There is no need to shiver, here are 10 things you, warrior homeowners/renters, can do to be prepared:
1. Check that every window is fully closed and fully latched (easy to forget a few)
2. Change over any storm doors and windows
3. Shut off the hose bibs from inside and open bibs outside to drain
4. Insulate any water pipes that might freeze
5. Complete a professional boiler or furnace tune-up with a chimney check
6. Inspect and repair loose shingles, gutters, and downspouts
7. Verify that rainwater downspouts drain well and away from the house
8. Mark the edge of driveways and walks for easy shoveling or plowing when snow covered
9. Store snow tools and ice melt for walkways and driveways in convenient places
10. Spread chopped leaves, or natural mulch, over garden patches to build the soil over the winter and warm soil for early spring start
One serious winter home hazard is Ice dams. The simplest ice dams are icicles, small to large, forming downward from the downspouts. Sometimes, icicles grow into awkward crystalline pile ups above the gutter. They can be both enchanting and ominous.
Ice dams are a triple threat. They can build up size and weight until they come crashing down. Gutters, fascia, and shingles can be damaged. Interior ceilings and walls below can be water damaged.
If an ice dam forms above an entry door, it is safest to block use of that threatened doorway until the ice dam is removed by a professional or has completely melted in warmer temperatures. Be very clear in blocking anyone from approaching a threatened door or porch.

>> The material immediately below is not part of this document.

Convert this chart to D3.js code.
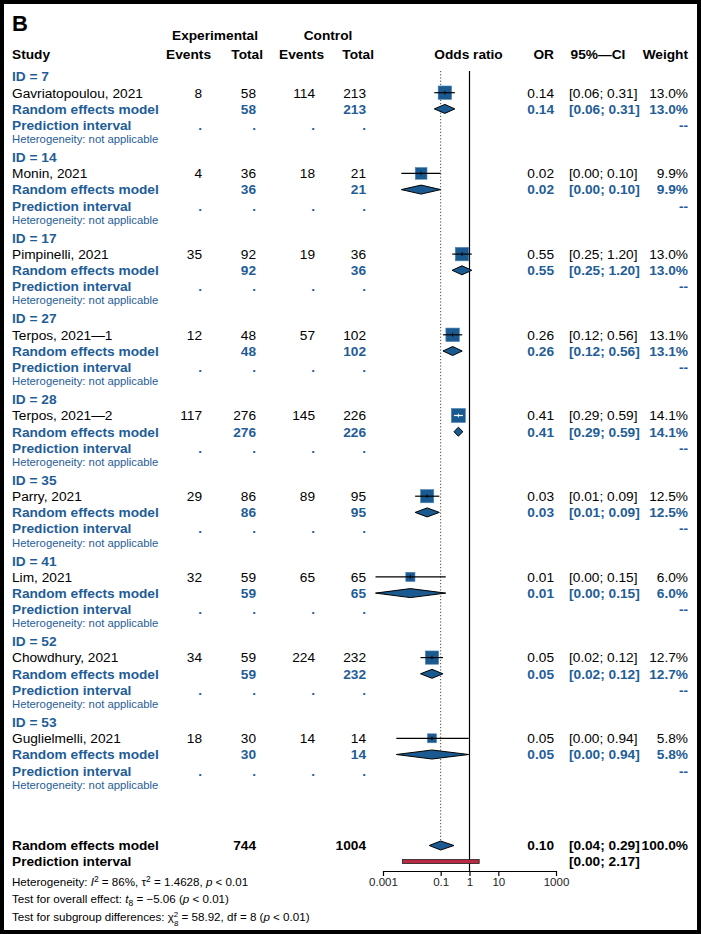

Ice dams are spawned by poor or ineffective attic insulation. A portion of the heat you pay for in your energy bill is escaping through the attic floor and melting snow on the roof. This snowmelt refreezes when it reaches the cold roof edge and gutter.
Your attic floor might look well insulated to you. But, does the insulation extend fully over the outside walls below? Is the attic floor air sealed around chimneys, pipes, light fixtures, and wires so warm air does not rise up into the attic? The attic access hatch may be a big thermal drain; a certified energy auditor can tell you.
Check your frost or snow-covered roof for melting patterns. Often the fastest melting and driest shingles waste the most energy. Well air-sealed and insulated attics maintain frost and snow longer.
Consult a professional
If you suspect you have some form of Ice dam, DO NOT attempt to take it down yourself. Not even smaller icicles. Call your roofer or gutter service to perform this dangerous task.
Then get a comprehensive home energy audit with a BPI Certified Professional.
Not only will you save money on your energy bill and improve family comfort, you will reduce carbon dioxide (CO2) escaping into our atmosphere. Every little bit helps!
Old Man Winter doesn’t have to win. We can keep him in his place, and maybe even enjoy him by staying safe and warm. Sister Spring is coming.